Ventiquattr’ore o poco più. Tanto è bastato per spegnere il sogno dell’agognato duello tra Elly Schlein e Giorgia Meloni all’ombra di Castel Sant’Angelo. La trama è arcinota: alle 19 di mercoledì 26 novembre la leader dem fa filtrare la disponibilità al faccia a faccia con la premier ad Atreju. Alle 19 passate del giorno successivo la risposta dell’inquilina di Palazzo Chigi: sì a un confronto unico in cui partecipi anche il leader del Movimento 5 stelle, Giuseppe Conte. In mezzo, una chiamata. A comporre il numero dell’avvocato di Volturara Appula è la presidente del Consiglio in persona. Un passaggio necessario per assicurarsi l’avallo di Conte prima di alzare pubblicamente la posta in gioco. E proporre d’intesa il “triello”, un’opzione in grado di mettere alle strette la segretaria dem. Il «giuoco delle parti», fisiologico in politica, in cui — anche stavolta — Conte ha vestito i panni di Jep Gambardella.
LA TELEFONATA
Il sospetto, nutrito da molti — e anche dai dem — di un filo diretto tra Chigi e Campo Marzio, quartier generale del M5S, viene oggi confermato da fonti accreditate al Messaggero. E spiega, in parte, il tempo intercorso tra la risposta di Schlein e la replica della premier. Che l’idea fosse di aprire il dibattito a terzi lo aveva fatto desumere, d’altronde, anche la reazione a caldo del responsabile Organizzazione di Fratelli d’Italia, Giovanni Donzelli: «L’unica cosa che ci interessa è non mancare di rispetto agli altri leader dei partiti di opposizione che hanno dato disponibilità senza porre alcuna condizione». Ma è stata la telefonata del giorno successivo a concretizzare il proposito. «Invito anche te, ci stai?», la domanda. «Sì», la risposta. L’input è partito da Meloni, ma anche Conte c’ha messo del suo: «L’anno scorso, quando ero stato invitato ad Atreju, avevo sondato la disponibilità della premier Meloni per un confronto diretto con me, ma allora non mi venne data. Tocca a loro decidere se cambiare il format», le parole pronunciate dal leader M5S in un’intervista al Foglio, e ribadite a più riprese nel corso della giornata, prima della risposta ufficiale di Meloni. Se la sponda con la premier è per certi versi “inedita”, non lo è il tentativo del leader pentastellato di provare a scongiurare un duello «Elly-Giorgia».

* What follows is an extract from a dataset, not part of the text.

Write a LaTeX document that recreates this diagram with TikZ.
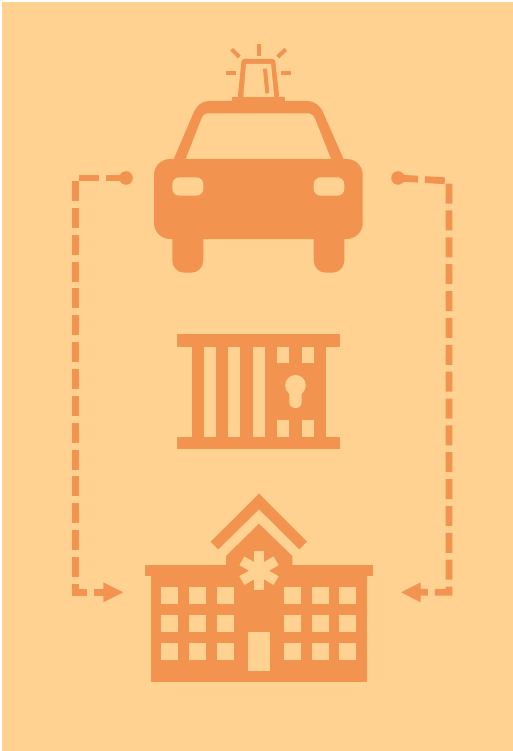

Basta riportare le lancette dell’orologio indietro alla vigilia delle Europee 2024. Quando si era fatta largo l’idea di un incontro tra le due nel salotto di Bruno Vespa: «Il confronto tv che Meloni e Schlein hanno apparecchiato da mesi in Rai è stato giudicato lesivo della parità di trattamento rispetto alle altre forze politiche», la stoccata di Conte all’indomani della pronuncia dell’Agcom, motivata anche dall’impostazione proporzionale della legge elettorale, che fa sì che ogni forza politica corra per sé: «Cara Giorgia che farai adesso? Ti tirerai indietro rispetto a un confronto con il sottoscritto e gli altri leader?», aveva incalzato al tempo l’ex premier del governo giallorosso. Se il guanto di sfida diretto è per Meloni, quello implicito spetta ad Elly Schlein. Che, ancora ieri, ospite di Enrico Mentana, al TgLa7 (oggi toccherà alla premier), è tornata a ribadire la sua ricetta in vista delle elezioni politiche del 2027: «Ci arriveremo con una coalizione progressista, la sfida è apertissima». Impossibile non toccare il tasto della premiership: «Se sarò io a guidare un governo di centrosinistra? Io sono a disposizione ma le modalità di scelta del candidato premier le sceglieremo insieme: con un accordo di coalizione su chi prende un voto in più come fa il centrodestra, o con primarie a cui sono disponibile a partecipare».
DISCRETAMENTE UNITARI
Dalle parti del M5S, per il momento, prevale la linea del “discretamente” unitari. Lo dimostra il lancio del “cantiere” 5 stelle per il programma 2027. Un modo per fare un bilancio, con la propria base, delle priorità da poter poi mettere in comune con gli altri partiti della coalizione. Ma anche una mossa con cui “l’avvocato del popolo” ha, difatti, anticipato l’eventuale lancio di un tavolo programmatico di coalizione. Anche se pungolata, la segretaria non ha fatto commenti sull’incontro sfumato con Meloni. «È destino che non vi incontriate», la battuta bonaria di Enrico Mentana. Di certo Giuseppe Conte, un po’ come Jep Gambardella, vorrà partecipare o, se impossibile, avere il potere di farlo fallire.